-- Start of DATA BLOCK --
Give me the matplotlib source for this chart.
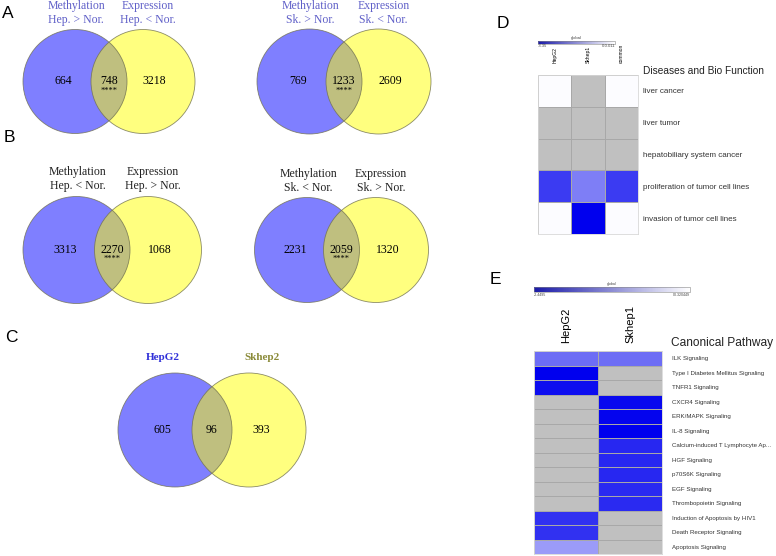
import numpy as np
import matplotlib
matplotlib.use('Agg')
import matplotlib.pyplot as plt
from matplotlib.patches import Circle
from matplotlib.colors import LinearSegmentedColormap, Normalize
from matplotlib.cm import ScalarMappable

################################################################
# data
################################################################
#
# venn counts: [left only, overlap, right only]
venn_a_hep = [664, 748, 3218]
venn_a_sk = [769, 1233, 2609]
venn_b_hep = [3313, 2270, 1068]
venn_b_sk = [2231, 2059, 1320]
venn_c = [605, 96, 393]

venn_a_titles = [['Methylation\nHep. > Nor.', 'Expression\nHep. < Nor.'],
                 ['Methylation\nSk. > Nor.', 'Expression\nSk. < Nor.']]
venn_b_titles = [['Methylation\nHep. < Nor.', 'Expression\nHep. > Nor.'],
                 ['Methylation\nSk. < Nor.', 'Expression\nSk. > Nor.']]
venn_c_titles = ['HepG2', 'Skhep2']

# panel D heatmap (nan = not significant, drawn grey)
d_cols = ['HepG2', 'Skhep1', 'common']
d_rows = ['liver cancer', 'liver tumor', 'hepatobiliary system cancer',
          'proliferation of tumor cell lines', 'invasion of tumor cell lines']
d_vals = [[0.0, np.nan, 0.0],
          [np.nan, np.nan, np.nan],
          [np.nan, np.nan, np.nan],
          [-2.55, -1.68, -2.55],
          [0.0, -3.35, 0.0]]
d_range = [-3.35, 0.011]
d_range_labels = ['-3.35', '0-0.011']

# panel E heatmap
e_cols = ['HepG2', 'Skhep1']
e_rows = ['ILK Signaling', 'Type I Diabetes Mellitus Signaling', 'TNFR1 Signaling',
          'CXCR4 Signaling', 'ERK/MAPK Signaling', 'IL-8 Signaling',
          'Calcium-induced T Lymphocyte Ap...', 'HGF Signaling', 'p70S6K Signaling',
          'EGF Signaling', 'Thrombopoietin Signaling', 'Induction of Apoptosis by HIV1',
          'Death Receptor Signaling', 'Apoptosis Signaling']
e_vals = [[-1.25, -1.25],
          [-2.45, np.nan],
          [-2.30, np.nan],
          [np.nan, -2.35],
          [np.nan, -2.40],
          [np.nan, -2.45],
          [np.nan, -2.02],
          [np.nan, -2.02],
          [np.nan, -2.02],
          [np.nan, -1.98],
          [np.nan, -1.98],
          [-1.90, np.nan],
          [-1.90, np.nan],
          [-0.75, np.nan]]
e_range = [-2.4495, 0.320449]
e_range_labels = ['-2.4495', '00.320449']

################################################################
# figure setup, everything placed in pixel units
################################################################
#
W, H = 776, 556
fig = plt.figure(figsize=(W/100, H/100), dpi=100)
bg = fig.add_axes([0, 0, 1, 1])
bg.set_xlim(0, W)
bg.set_ylim(H, 0)
bg.axis('off')

def px(x0, y0, x1, y1):
    return [x0/W, 1-y1/H, (x1-x0)/W, (y1-y0)/H]

serif = 'Liberation Serif'
sans = 'Liberation Sans'
title_blue = '#6060c8'

def venn(cl, cr, cy, r, counts, titles, ty, tcolors, toff=(1, 5), stars=True, bold=False):
    for cx, col in ((cl, '#0000ff'), (cr, '#ffff00')):
        bg.add_patch(Circle((cx, cy), r, facecolor=col, alpha=0.5, edgecolor='none'))
    for cx in (cl, cr):
        bg.add_patch(Circle((cx, cy), r, fill=False, edgecolor='#707050', lw=0.6, alpha=0.8))
    xs = [cl-0.22*r, (cl+cr)/2, cr+0.22*r]
    for x, n in zip(xs, counts):
        bg.text(x, cy, str(n), ha='center', va='center', fontsize=8.5,
                family=serif, color='black')
    if stars:
        bg.text(xs[1], cy+9, '****', ha='center', va='center', fontsize=6,
                family=serif, color='black')
    for x, t, c in zip((cl+toff[0], cr+toff[1]), titles, tcolors):
        bg.text(x, ty, t, ha='center', va='center', multialignment='center',
                fontsize=8.5 if not bold else 8, family=serif, color=c,
                linespacing=1.15, weight='bold' if bold else 'normal')

# panel A
venn(75, 143, 81.5, 52, venn_a_hep, venn_a_titles[0], 13, [title_blue]*2)
venn(309.5, 378.5, 81.5, 52.5, venn_a_sk, venn_a_titles[1], 13, [title_blue]*2)
# panel B
venn(76.5, 148, 250, 53.5, venn_b_hep, venn_b_titles[0], 179, ['#222222']*2)
venn(307, 376, 250, 52.5, venn_b_sk, venn_b_titles[1], 181, ['#222222']*2)
# panel C
venn(175, 249, 430, 57, venn_c, venn_c_titles, 357, ['#3030d8', '#8a8a38'],
     toff=(-12, 13), stars=False, bold=True)

for lab, x, y in (('A', 8, 13), ('B', 9, 138), ('C', 11, 337), ('D', 503, 24), ('E', 495, 279)):
    bg.text(x, y, lab, ha='center', va='center', fontsize=12.5, family=sans, color='black')

################################################################
# heatmaps
################################################################
#
def heatmap(rect, vals, rows, cols, vrange, cbrect, cblabels, collab_size, collab_pad,
            rowlab_size, rowlab_pad, cbfs):
    ax = fig.add_axes(rect)
    cmap = LinearSegmentedColormap.from_list('bw', ['#0000ee', '#fcfcff'])
    cmap.set_bad('#c0c0c0')
    data = np.ma.masked_invalid(np.array(vals))
    ax.pcolormesh(data, cmap=cmap, vmin=vrange[0], vmax=vrange[1],
                  edgecolors='#a8a8a8', linewidth=0.5)
    ax.set_xlim(0, len(cols))
    ax.set_ylim(len(rows), 0)
    ax.xaxis.tick_top()
    ax.set_xticks(np.arange(len(cols))+0.5)
    ax.set_xticklabels(cols, rotation=90, fontsize=collab_size, family=sans)
    ax.yaxis.tick_right()
    ax.set_yticks(np.arange(len(rows))+0.5)
    ax.set_yticklabels(rows, fontsize=rowlab_size, family=sans, color='#333333')
    ax.tick_params(axis='x', length=0, pad=collab_pad)
    ax.tick_params(axis='y', length=0, pad=rowlab_pad)
    for s in ax.spines.values():
        s.set_color('#d8d8d8')
        s.set_linewidth(0.6)
    # colour scale bar
    cax = fig.add_axes(cbrect)
    cb = fig.colorbar(ScalarMappable(Normalize(*vrange), LinearSegmentedColormap.from_list(
        'cb', ['#1a1aa8', '#ffffff'])), cax=cax, orientation='horizontal')
    cb.set_ticks([])
    cb.outline.set_linewidth(0.4)
    cb.outline.set_edgecolor('#888888')
    cax.text(0.5, 1.3, 'global', transform=cax.transAxes, ha='center', va='bottom',
             fontsize=cbfs, family=sans, color='#444444')
    cax.text(0.0, -0.3, cblabels[0], transform=cax.transAxes, ha='left', va='top',
             fontsize=cbfs, family=sans, color='#444444')
    cax.text(1.0, -0.3, cblabels[1], transform=cax.transAxes, ha='right', va='top',
             fontsize=cbfs, family=sans, color='#444444')
    return ax

heatmap(px(538, 75, 638, 234), d_vals, d_rows, d_cols, d_range, px(538, 41, 615, 43.5),
        d_range_labels, 3.6, 8.5, 5.8, 3.5, 3)
bg.text(643, 71, 'Diseases and Bio Function', ha='left', va='center', fontsize=7.3,
        family=sans, color='#222222')

heatmap(px(534, 351, 662, 554), e_vals, e_rows, e_cols, e_range, px(534, 287, 690, 292),
        e_range_labels, 8, 5.5, 4.4, 7, 2.6)
bg.text(671, 343, 'Canonical Pathway', ha='left', va='center', fontsize=8.6,
        family=sans, color='#222222')

fig.savefig('out.png', dpi=100)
-- End of DATA BLOCK --
### INSTRUCTIONS TO FOLLOW
Every line from the start of the listing above through the line with "from matplotlib.cm import ScalarMappable" should be repeated exactly; skip the pictures and add nothing else.

### ANSWER
Give me the matplotlib source for this chart.
import numpy as np
import matplotlib
matplotlib.use('Agg')
import matplotlib.pyplot as plt
from matplotlib.patches import Circle
from matplotlib.colors import LinearSegmentedColormap, Normalize
from matplotlib.cm import ScalarMappable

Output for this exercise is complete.